Because Christians at Reed faced exclusion and ridicule due to their faith, when it came time for the school’s annual campus-wide bacchanal called Renn Fayre (think Mardi Gras for Portlandian college students) the Christians decided to take a new approach to their mission.
They constructed a wooden confessional on the campus lawn and invited their classmates to confess their sins.
But when any partier had the courage to step into the confession booth, he got a surprise. Instead of asking him to name his sins, the Christian named his own.
Miller apologized to strangers for lashing out in anger, for ignoring the poor and oppressed, for mixing politics and religion, for misrepresenting Jesus.
He apologized on behalf of his fellow Christians whom he’d never met but who were part of his tribe.

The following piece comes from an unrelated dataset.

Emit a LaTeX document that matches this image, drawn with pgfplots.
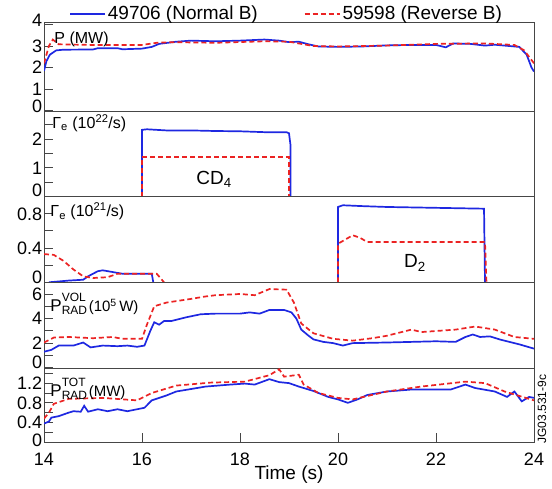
\documentclass[border=0pt]{standalone}
\usepackage{pgfplots}
\pgfplotsset{compat=1.18}
\usepackage{fontspec}
\setmainfont{Liberation Sans}
\definecolor{cblue}{RGB}{30,40,225}
\definecolor{cred}{RGB}{235,35,35}
\definecolor{frame}{RGB}{70,70,70}
\newcommand{\fs}[1]{\fontsize{#1}{#1}\selectfont}
\newcommand{\up}[2]{\raisebox{#1}[\height][\depth]{#2}}
\pgfplotsset{
  panel/.style={
    scale only axis, width=490pt, xmin=14, xmax=24,
    axis line style={draw=frame, line width=0.9pt},
    tick style={draw=frame, line width=0.9pt},
    major tick length=9pt, tick align=inside,
    ytick pos=left, xtick pos=bottom, xtick=\empty,
    yticklabel style={font=\fs{18}, inner sep=0.4pt, xshift=-1.2pt},
    xticklabel style={font=\fs{18}},
    /pgf/number format/assume math mode=true,
    anchor=north west, clip mode=individual,
  },
  nb/.style={color=cblue, solid, line width=1.7pt, mark=none},
  rv/.style={color=cred, line width=1.7pt, dash pattern=on 5pt off 3pt, mark=none},
}
\begin{document}
\begin{tikzpicture}
\useasboundingbox (0pt,0pt) rectangle (552pt,-488pt);
% Panel 1
\begin{axis}[panel, at={(44pt,-22.7pt)}, height=89pt, ymin=-0.04, ymax=4.08,
  ytick={0,1,2,3,4}, yticklabels={\up{5pt}{0},1,2,3,\up{4pt}{4}},
  legend columns=2,
  legend image code/.code={\draw[#1] (0pt,0pt) -- (35pt,0pt);},
  legend style={draw=none, fill=none, inner sep=0pt, font=\fs{19},
    at={(0,1)}, anchor=west, yshift=9pt, xshift=25pt,
    /tikz/every even column/.append style={column sep=44pt}},
  legend cell align=left]
\addplot[nb] coordinates {(14.0,1.85) (14.05,2.3) (14.12,2.6) (14.25,2.8) (14.4,2.83) (15.0,2.84) (15.1,2.9) (15.5,2.9) (15.6,2.85) (16.0,2.88) (16.2,2.96) (16.35,3.1) (16.7,3.2) (17.0,3.25) (17.5,3.22) (18.0,3.25) (18.5,3.3) (18.8,3.25) (19.0,3.18) (19.2,3.2) (19.4,3.08) (19.6,2.98) (20.0,2.96) (20.5,2.98) (21.0,3.03) (21.5,3.05) (22.0,3.05) (22.2,2.94) (22.35,3.12) (22.7,3.1) (23.0,3.02) (23.2,3.06) (23.5,3.0) (23.7,2.96) (23.85,2.6) (23.95,2.0) (24.0,1.82)};
\addlegendentry{49706 (Normal B)}
\addplot[rv] coordinates {(14.0,2.2) (14.1,3.0) (14.18,3.3) (14.3,3.08) (15.0,3.05) (16.0,3.05) (16.3,3.15) (16.6,3.18) (17.5,3.15) (18.5,3.22) (19.0,3.2) (19.2,3.12) (19.5,3.0) (20.0,2.98) (21.0,3.02) (22.0,3.1) (23.0,3.12) (23.6,3.05) (23.8,2.8) (23.9,2.5) (24.0,2.2)};
\addlegendentry{59598 (Reverse B)}
\node[anchor=base west, font=\fs{16}] at (axis description cs:0.014,0.77) {P (MW)};
\end{axis}
% Panel 2
\begin{axis}[panel, at={(44pt,-111.7pt)}, height=85pt, ymin=0, ymax=2.95,
  ytick={0,0.5,1,1.5,2,2.5}, yticklabels={\up{6pt}{0},,1,,2,}]
\addplot[nb] coordinates {(16,0) (16,2.32) (16.1,2.34) (16.5,2.3) (17,2.3) (17.5,2.28) (18,2.27) (18.5,2.24) (18.95,2.24) (19.0,2.2) (19.03,1.8) (19.03,0)};
\addplot[rv] coordinates {(16,0) (16,1.38) (19,1.38) (19,0)};
\node[anchor=base west, font=\fs{16}] at (axis description cs:0.01,0.805) {Γ\textsubscript{e} (10\textsuperscript{22}/s)};
\node[anchor=base, font=\fs{19}] at (axis cs:17.47,0.44) {CD\textsubscript{4}};
\end{axis}
% Panel 3
\begin{axis}[panel, at={(44pt,-196.7pt)}, height=85.6pt, ymin=0, ymax=1.0,
  ytick={0,0.2,0.4,0.6,0.8}, yticklabels={\up{5pt}{0},,0.4,,0.8}]
\addplot[nb] coordinates {(14.1,0) (14.5,0.02) (14.8,0.03) (14.9,0.07) (15.1,0.13) (15.2,0.14) (15.4,0.12) (15.6,0.1) (16.2,0.1) (16.23,0)};
\addplot[nb] coordinates {(20,0) (20,0.88) (20.1,0.9) (20.5,0.89) (21,0.88) (22,0.87) (22.98,0.86) (23,0)};
\addplot[rv] coordinates {(14,0.33) (14.2,0.32) (14.4,0.25) (14.6,0.15) (14.8,0.07) (15.0,0.05) (15.3,0.06) (15.5,0.1) (16.3,0.1) (16.45,0)};
\addplot[rv] coordinates {(20,0) (20,0.45) (20.15,0.5) (20.3,0.55) (20.45,0.52) (20.6,0.47) (23,0.47) (23.03,0)};
\node[anchor=base west, font=\fs{16}] at (axis description cs:0.006,0.766) {Γ\textsubscript{e} (10\textsuperscript{21}/s)};
\node[anchor=base, font=\fs{19}] at (axis cs:21.57,0.17) {D\textsubscript{2}};
\end{axis}
% Panel 4
\begin{axis}[panel, at={(44pt,-282.3pt)}, height=86pt, ymin=-0.05, ymax=6.95,
  ytick={0,1,2,3,4,5,6}, yticklabels={\up{5pt}{0},,2,,4,,6}]
\addplot[nb] coordinates {(14,1.3) (14.15,1.45) (14.3,1.8) (14.6,1.8) (14.8,2.05) (14.95,1.65) (15.2,1.8) (15.5,1.75) (15.7,1.8) (15.9,1.7) (16.05,1.8) (16.17,3.0) (16.25,3.7) (16.35,3.5) (16.45,3.8) (16.6,3.8) (16.9,4.1) (17.2,4.35) (17.5,4.4) (18.0,4.4) (18.2,4.5) (18.4,4.4) (18.6,4.7) (18.9,4.7) (19.05,4.5) (19.15,4.0) (19.25,3.1) (19.4,2.6) (19.5,2.3) (19.7,2.1) (19.9,2.0) (20.1,1.8) (20.3,2.0) (21,2.05) (21.5,2.1) (22,2.15) (22.4,2.1) (22.6,2.5) (22.75,2.7) (22.9,2.5) (23.1,2.55) (23.3,2.3) (23.5,2.1) (23.7,1.9) (24,1.55)};
\addplot[rv] coordinates {(14,2.05) (14.2,2.45) (14.5,2.5) (15.0,2.4) (15.4,2.5) (15.6,2.35) (16.0,2.35) (16.1,3.5) (16.25,5.0) (16.5,5.3) (17.0,5.6) (17.3,5.8) (17.5,5.9) (18.0,6.0) (18.3,5.9) (18.6,6.4) (18.95,6.35) (19.1,5.3) (19.25,3.6) (19.5,2.8) (19.9,2.35) (20.3,2.2) (20.7,2.4) (21.0,2.6) (21.5,3.1) (21.7,2.9) (22.4,3.1) (22.8,3.35) (23.2,3.1) (23.6,2.5) (24,2.35)};
\node[anchor=base west] at (axis description cs:0.006,0.66) {{\fs{17}P}\rlap{\raisebox{10pt}{\fs{12}VOL}}\raisebox{-3pt}{\fs{12}RAD}\,{\fs{15}(10\textsuperscript{5}\,W)}};
\end{axis}
% Panel 5
\begin{axis}[panel, at={(44pt,-368.3pt)}, height=74pt, ymin=0, ymax=1.5,
  xtick={14,16,18,20,22,24}, xticklabels={14,16,18,20,22,24},
  major tick length=9.5pt, xticklabel style={yshift=-7pt},
  ytick={0,0.2,0.4,0.6,0.8,1.0,1.2,1.4}, yticklabels={\up{2pt}{0},,0.4,,0.8,,1.2,}]
\addplot[nb] coordinates {(14,0.38) (14.1,0.42) (14.15,0.5) (14.3,0.53) (14.5,0.6) (14.6,0.63) (14.75,0.62) (14.82,0.74) (14.9,0.62) (15.1,0.67) (15.3,0.63) (15.5,0.67) (15.7,0.63) (15.9,0.67) (16.05,0.7) (16.2,0.85) (16.5,0.95) (16.7,1.03) (17.0,1.08) (17.3,1.13) (17.8,1.17) (18.1,1.19) (18.3,1.17) (18.6,1.28) (18.8,1.22) (19.0,1.2) (19.2,1.13) (19.5,1.04) (19.8,0.92) (20.0,0.87) (20.2,0.8) (20.4,0.87) (20.6,0.96) (21.0,1.03) (21.5,1.07) (22.3,1.07) (22.6,1.17) (22.8,1.1) (23.2,1.03) (23.45,0.92) (23.6,1.03) (23.75,0.83) (23.9,0.92) (24,0.9)};
\addplot[rv] coordinates {(14,0.48) (14.1,0.6) (14.2,0.78) (14.5,0.88) (15.2,0.9) (15.9,0.85) (16.2,1.0) (16.7,1.15) (17.4,1.21) (18.1,1.23) (18.6,1.36) (18.8,1.48) (18.9,1.33) (19.2,1.37) (19.3,1.17) (19.6,1.0) (20.0,0.9) (20.3,0.87) (21.0,1.03) (21.7,1.13) (22.6,1.23) (23.0,1.2) (23.4,1.03) (24,0.85)};
\node[anchor=base west] at (axis description cs:0.006,0.62) {{\fs{17}P}\rlap{\raisebox{10pt}{\fs{12}TOT}}\raisebox{-3pt}{\fs{12}RAD}\,{\fs{15}(MW)}};
\node[font=\fs{12}, xshift=8pt, rotate=90, anchor=center] at (axis description cs:1,0.45) {JG03.531-9c};
\node[font=\fs{19}, anchor=center, yshift=-32.5pt] at (axis description cs:0.5,0) {Time (s)};
\end{axis}
\end{tikzpicture}
\end{document}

Miller wrote, “For so much of my life I had been defending Christianity because I thought to admit that we had done any wrong was to discredit the religious system as a whole, but it isn’t a religious system, it is people following Christ; and the important thing to do, the right thing to do, was to apologize for getting in the way of Jesus.”
After his first confession that night, to a young man named Jake, Miller felt unburdened but also unsure.
Would confessing to all the sins of Christendom only convince Jake that he had been right to avoid it? Was confession good for the saved soul but not the lost?
I believe Jake’s response foreshadows the response of many in our culture if they could hear our contrition.
“What is the deal with the cross?” he asked. The pair talked a while about Jesus, His sacrificial death, and the difficulty of obeying His commission. When Jake stepped out of the confession booth, he looked back at Miller.
“This is cool what you guys are doing,” he repeated. “I am going to tell my friends about this.”
We should acknowledge that whenever there’s need for confession, there has been some wrong to cause it. Confession isn’t magic pixie dust that makes our sins disappear in a poof, nor the wounds we cause by those sins.
But confession has the power to give credibility to the credulous, the power to disarm disbelievers. In that way, an apology is an important tool of apologetics.